What, then, remains to be argued? . . . The time for such argument is passed. At a time like this, scorching irony, not convincing argument, is needed. O! had I the ability, and
could I reach the nation’s ear, I would, to-day, pour out a fiery stream of biting ridicule, blasting reproach, withering sarcasm, and stern rebuke. For it is not light that is needed, but fire; it is not the gentle shower, but thunder. We need the storm, the whirlwind, and the earthquake. The feeling of the nation must be quickened; the conscience of the nation must be roused; the propriety of the nation must be startled; the hypocrisy of the nation must be exposed; and its crimes against God and man must be proclaimed and denounced. . . .

(At this point, you might want to drop off and read “ICE Argues Migrants In Camps Are Free To Die At Any Time.”)
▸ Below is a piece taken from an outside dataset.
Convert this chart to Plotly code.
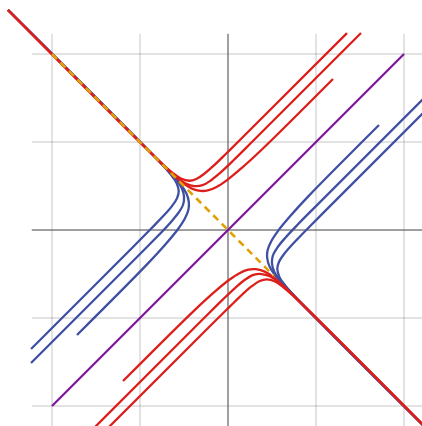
import plotly.graph_objects as go

# Trajectories through the saddle near (-0.55, 0.55): red leave parallel to y = x,
# blue leave along y = -x.  Values in data units.
red_a_x = [-2.5, -0.7475, -0.63, -0.535, -0.44, -0.36, -0.275, -0.1725, -0.02, 0.2065, 1.352]
red_a_y = [2.5, 0.7525, 0.65, 0.585, 0.56, 0.58, 0.635, 0.7225, 0.87, 1.0935, 2.238]
red_b_x = [-2.5, -0.6975, -0.565, -0.475, -0.38, -0.29, -0.2, -0.095, 0.06, 0.286, 1.5115]
red_b_y = [2.5, 0.7025, 0.585, 0.525, 0.5, 0.51, 0.56, 0.645, 0.79, 1.014, 2.2385]
red_c_x = [-2.5, -0.6475, -0.515, -0.41, -0.315, -0.23, -0.13, -0.015, 0.15, 0.385, 1.193]
red_c_y = [2.5, 0.6525, 0.535, 0.47, 0.445, 0.45, 0.49, 0.565, 0.7, 0.915, 1.716]

blue_a_x = [-2.5, -0.7525, -0.65, -0.585, -0.56, -0.58, -0.635, -0.7225, -0.87, -1.0935, -2.238]
blue_a_y = [2.5, 0.7475, 0.63, 0.535, 0.44, 0.36, 0.275, 0.1725, 0.02, -0.2065, -1.352]
blue_b_x = [-2.5, -0.7025, -0.585, -0.525, -0.5, -0.51, -0.56, -0.645, -0.79, -1.014, -2.2385]
blue_b_y = [2.5, 0.6975, 0.565, 0.475, 0.38, 0.29, 0.2, 0.095, -0.06, -0.286, -1.5115]
blue_c_x = [-2.5, -0.6525, -0.535, -0.47, -0.445, -0.45, -0.49, -0.565, -0.7, -0.915, -1.716]
blue_c_y = [2.5, 0.6475, 0.515, 0.41, 0.315, 0.23, 0.13, 0.015, -0.15, -0.385, -1.193]

# Trajectories through the saddle near (0.55, -0.55)
red_d_x = [2.5, 0.7475, 0.63, 0.535, 0.44, 0.36, 0.275, 0.1725, 0.02, -0.2065, -1.352]
red_d_y = [-2.5, -0.7525, -0.65, -0.585, -0.56, -0.58, -0.635, -0.7225, -0.87, -1.0935, -2.238]
red_e_x = [2.5, 0.6975, 0.565, 0.475, 0.38, 0.29, 0.2, 0.095, -0.06, -0.286, -1.5115]
red_e_y = [-2.5, -0.7025, -0.585, -0.525, -0.5, -0.51, -0.56, -0.645, -0.79, -1.014, -2.2385]
red_f_x = [2.5, 0.6475, 0.515, 0.41, 0.315, 0.23, 0.13, 0.015, -0.15, -0.385, -1.193]
red_f_y = [-2.5, -0.6525, -0.535, -0.47, -0.445, -0.45, -0.49, -0.565, -0.7, -0.915, -1.716]

blue_d_x = [2.5, 0.7525, 0.65, 0.585, 0.56, 0.58, 0.635, 0.7225, 0.87, 1.0935, 2.238]
blue_d_y = [-2.5, -0.7475, -0.63, -0.535, -0.44, -0.36, -0.275, -0.1725, -0.02, 0.2065, 1.352]
blue_e_x = [2.5, 0.7025, 0.585, 0.525, 0.5, 0.51, 0.56, 0.645, 0.79, 1.014, 2.2385]
blue_e_y = [-2.5, -0.6975, -0.565, -0.475, -0.38, -0.29, -0.2, -0.095, 0.06, 0.286, 1.5115]
blue_f_x = [2.5, 0.6525, 0.535, 0.47, 0.445, 0.45, 0.49, 0.565, 0.7, 0.915, 1.716]
blue_f_y = [-2.5, -0.6475, -0.515, -0.41, -0.315, -0.23, -0.13, -0.015, 0.15, 0.385, 1.193]

# Straight reference lines
diag_x = [-2, 2]
diag_y = [-2, 2]
anti_x = [-2, 0.52]
anti_y = [2, -0.52]

grid_ticks = [-2, -1, 1, 2]
frame_lim = 2.23

RED = "#dd1f1c"
BLUE = "#3f50a3"
PURPLE = "#7c1b96"
ORANGE = "#e2a006"

fig = go.Figure()

blues = [(blue_a_x, blue_a_y), (blue_b_x, blue_b_y), (blue_c_x, blue_c_y),
         (blue_d_x, blue_d_y), (blue_e_x, blue_e_y), (blue_f_x, blue_f_y)]
reds = [(red_a_x, red_a_y), (red_b_x, red_b_y), (red_c_x, red_c_y),
        (red_d_x, red_d_y), (red_e_x, red_e_y), (red_f_x, red_f_y)]

for xs, ys in blues:
    fig.add_trace(go.Scatter(x=xs, y=ys, mode="lines",
                             line=dict(color=BLUE, width=2.3, shape="spline", smoothing=1),
                             hoverinfo="skip", showlegend=False))
fig.add_trace(go.Scatter(x=diag_x, y=diag_y, mode="lines",
                         line=dict(color=PURPLE, width=2.3),
                         hoverinfo="skip", showlegend=False))
for xs, ys in reds:
    fig.add_trace(go.Scatter(x=xs, y=ys, mode="lines",
                             line=dict(color=RED, width=2.3, shape="spline", smoothing=1),
                             hoverinfo="skip", showlegend=False))
fig.add_trace(go.Scatter(x=anti_x, y=anti_y, mode="lines",
                         line=dict(color=ORANGE, width=2.6, dash="7px,5px"),
                         hoverinfo="skip", showlegend=False))

# Grid and axes, limited to the frame
shapes = []
for t in grid_ticks:
    shapes.append(dict(type="line", xref="x", yref="y", x0=t, x1=t, y0=-frame_lim, y1=frame_lim,
                       line=dict(color="rgba(0,0,0,0.15)", width=1.5), layer="below"))
    shapes.append(dict(type="line", xref="x", yref="y", y0=t, y1=t, x0=-frame_lim, x1=frame_lim,
                       line=dict(color="rgba(0,0,0,0.15)", width=1.5), layer="below"))
shapes.append(dict(type="line", xref="x", yref="y", x0=0, x1=0, y0=-frame_lim, y1=frame_lim,
                   line=dict(color="#404040", width=1), layer="below"))
shapes.append(dict(type="line", xref="x", yref="y", y0=0, y1=0, x0=-frame_lim, x1=frame_lim,
                   line=dict(color="#404040", width=1), layer="below"))

fig.update_layout(
    width=422, height=426,
    margin=dict(l=0, r=0, t=0, b=0),
    paper_bgcolor="white", plot_bgcolor="white",
    shapes=shapes,
    xaxis=dict(range=[-2.591, 2.2045], visible=False, fixedrange=True),
    yaxis=dict(range=[-2.227, 2.614], visible=False, fixedrange=True),
)

fig.write_html("out.html")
What, to the [migrant], is your 4th of July? I answer: a day that reveals to him, more than all other days in the year, the gross injustice and cruelty to which he is the constant victim. To him, your celebration is a sham; your boasted liberty, an unholy license; your national greatness, swelling vanity; your sounds of rejoicing are empty and heartless; your denunciations of tyrants, brass fronted impudence; your shouts of liberty and equality, hollow mockery; your prayers and hymns, your sermons and thanksgivings, with all your religious parade, and solemnity, are, to him, mere bombast, fraud, deception, impiety, and hypocrisy — a thin veil to cover up crimes which would disgrace a nation of savages. There is not a nation on the earth guilty of practices, more shocking and bloody, than are the people of these United States, at this very hour.

Like getting hit with a bucket of boiling oil.

A message addressed with equal fervor to members of all political parties.